Many of the methods of the present invention may be performed with digital processing systems, such as conventional general-purpose computers. Special purpose computer systems having dedicated processing and/or peripheral devices, which are specially programmed on hardware-level and/or software-level, may also be used.

With reference to FIG. 13, the present invention embodied as a data processing system is shown as a block diagram. The diagram includes various main components connected to the main bus 902 and other peripheral devices connected to an auxiliary bus 922 coupled with an I/O controller 912. The main components include the main processor 904, memory 906, mass storage unit 908, and a display device 910. A clock 914 is also coupled to the main bus 902 in this exemplary embodiment. Other peripheral devices used in various embodiments of the present invention include, but not limited to, one or more DPS cameras 924, various input devices such as keyboards 926, and a motor system 930. Heaters, or refrigeration, 932 and thermistors 928 can also be connected to the system for automatic control of various functions of the prober system.
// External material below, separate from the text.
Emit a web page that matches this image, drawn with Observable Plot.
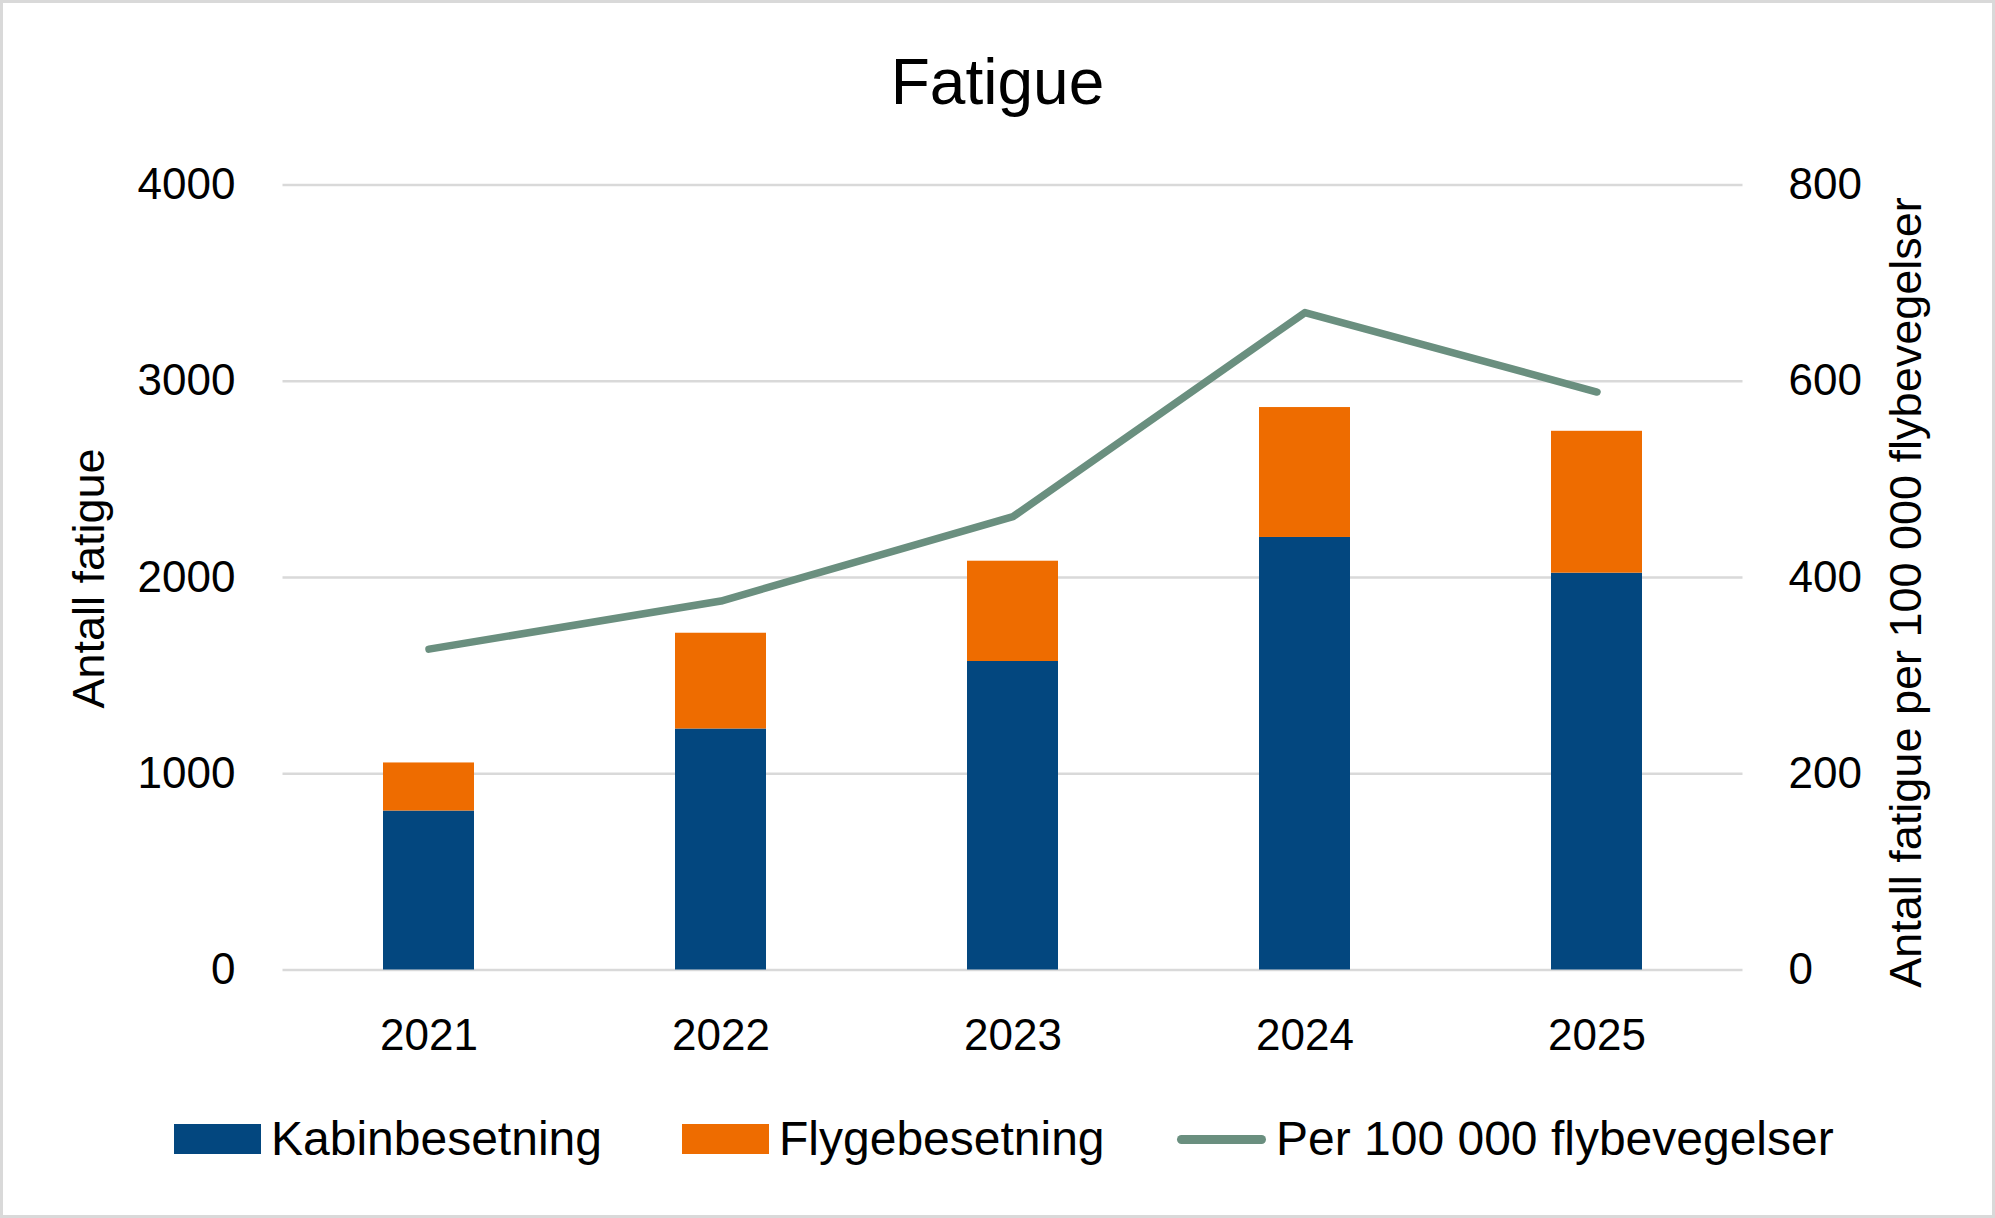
<!DOCTYPE html>
<html>
<head>
<meta charset="utf-8">
<script src="https://cdn.jsdelivr.net/npm/d3@7"></script>
<script src="https://cdn.jsdelivr.net/npm/@observablehq/plot@0.6"></script>
<style>
  html, body { margin: 0; padding: 0; background: #fff; }
  #chart {
    position: relative; width: 1995px; height: 1218px; box-sizing: border-box;
    font-family: "Liberation Sans", Arial, sans-serif; color: #000; overflow: hidden; background: #fff;
  }
  #chart::after {
    content: ""; position: absolute; inset: 0; border: 3px solid #d9d9d9; pointer-events: none;
  }
  #title { position: relative; height: 120px; }
  #title span {
    position: absolute; left: 0; right: 0; top: 50px; text-align: center;
    font-size: 64px; line-height: 64px;
  }
  #plot svg { display: block; }
  #legend { position: relative; height: 138px; }
  .item {
    position: absolute; top: 35px; height: 48px; display: flex; align-items: center;
    font-size: 48px; line-height: 48px; white-space: nowrap;
  }
  .swatch { width: 87px; height: 30px; margin-right: 10px; }
  .lineswatch { width: 89px; height: 9px; border-radius: 5px; margin-right: 10px; }
</style>
</head>
<body>
<div id="chart">
  <div id="title"><span>Fatigue</span></div>
  <div id="plot"></div>
  <div id="legend"></div>
</div>
<script>
// Yearly fatigue reports, split by crew type, and rate per 100 000 flight movements
const years = ["2021", "2022", "2023", "2024", "2025"];
const kabinbesetning = [810, 1228, 1572, 2204, 2022];
const flygebesetning = [245, 488, 511, 662, 723];
const perFlybevegelser = [327, 376, 462, 670, 589];

const seriesNames = ["Kabinbesetning", "Flygebesetning"];
const lineName = "Per 100 000 flybevegelser";
const seriesColors = ["#03477f", "#ee6c00"];
const lineColor = "#6a8f7f";

const leftTicks = [0, 1000, 2000, 3000, 4000];
const rightMax = 800;
const leftMax = 4000;
const ratio = leftMax / rightMax; // right axis maps onto the left scale

const barRows = [];
years.forEach((year, i) => {
  barRows.push({year, series: seriesNames[0], value: kabinbesetning[i]});
  barRows.push({year, series: seriesNames[1], value: flygebesetning[i]});
});
const lineRows = years.map((year, i) => ({year, rate: perFlybevegelser[i]}));

const fontFamily = "'Liberation Sans', Arial, sans-serif";

const chart = Plot.plot({
  width: 1995,
  height: 960,
  marginLeft: 282.5,
  marginRight: 252.5,
  marginTop: 64.5,
  marginBottom: 110.5,
  style: {fontFamily, fontSize: "44px", color: "#000", background: "transparent", overflow: "visible"},
  x: {domain: years, paddingInner: 0.69, paddingOuter: 0.345, label: null},
  y: {domain: [0, leftMax], label: null},
  color: {domain: seriesNames, range: seriesColors},
  marks: [
    Plot.gridY(leftTicks, {stroke: "#d9d9d9", strokeOpacity: 1, strokeWidth: 2.5}),
    Plot.barY(barRows, {x: "year", y: "value", fill: "series", order: seriesNames}),
    Plot.lineY(lineRows, {
      x: "year", y: d => d.rate * ratio,
      stroke: lineColor, strokeWidth: 7.5, strokeLinecap: "round", strokeLinejoin: "round"
    }),
    Plot.axisY(leftTicks, {anchor: "left", tickSize: 0, tickPadding: 47.5, tickFormat: d => String(d), label: null, fontSize: 44}),
    Plot.axisY(leftTicks, {anchor: "right", tickSize: 0, tickPadding: 45.5, tickFormat: d => String(d / ratio), label: null, fontSize: 44}),
    Plot.axisX({tickSize: 0, tickPadding: 48.5, label: null, fontSize: 44}),
    Plot.text(["Antall fatigue"], {
      frameAnchor: "left", dx: -193.5, dy: 1, rotate: -90,
      textAnchor: "middle", lineAnchor: "middle", fontSize: 45, fill: "#000"
    }),
    Plot.text(["Antall fatigue per 100 000 flybevegelser"], {
      frameAnchor: "right", dx: 163.5, dy: 15, rotate: -90,
      textAnchor: "middle", lineAnchor: "middle", fontSize: 45, fill: "#000"
    })
  ]
});
document.getElementById("plot").appendChild(chart);

// Legend below the chart
const legend = document.getElementById("legend");
const legendItems = [
  {label: seriesNames[0], color: seriesColors[0], kind: "swatch", left: 174},
  {label: seriesNames[1], color: seriesColors[1], kind: "swatch", left: 682},
  {label: lineName, color: lineColor, kind: "lineswatch", left: 1177}
];
for (const it of legendItems) {
  const item = document.createElement("div");
  item.className = "item";
  item.style.left = it.left + "px";
  const sw = document.createElement("div");
  sw.className = it.kind;
  sw.style.background = it.color;
  const tx = document.createElement("span");
  tx.textContent = it.label;
  item.appendChild(sw);
  item.appendChild(tx);
  legend.appendChild(item);
}
</script>
</body>
</html>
Note that while FIG. 13 illustrates various components of a data processing system relevant to some embodiments of the present invention, it is not intended to represent any particular architecture or manner of interconnecting the components as such details are not germane to the present invention. It will also be appreciated that data processing systems with fewer or more components than shown in the figure may also be used with the present invention.

Thus, methods and apparatuses for automatically aligning a probe card to test or bond pads of an IC device, in a prober, have been provided. Although the present invention has been described with reference to specific exemplary embodiments, it will be evident that various modifications and changes may be made to these embodiments without departing from the broader spirit and scope of the invention as set forth in the claims. Accordingly, the specification and drawings are to be regarded in an illustrative rather than a restrictive sense.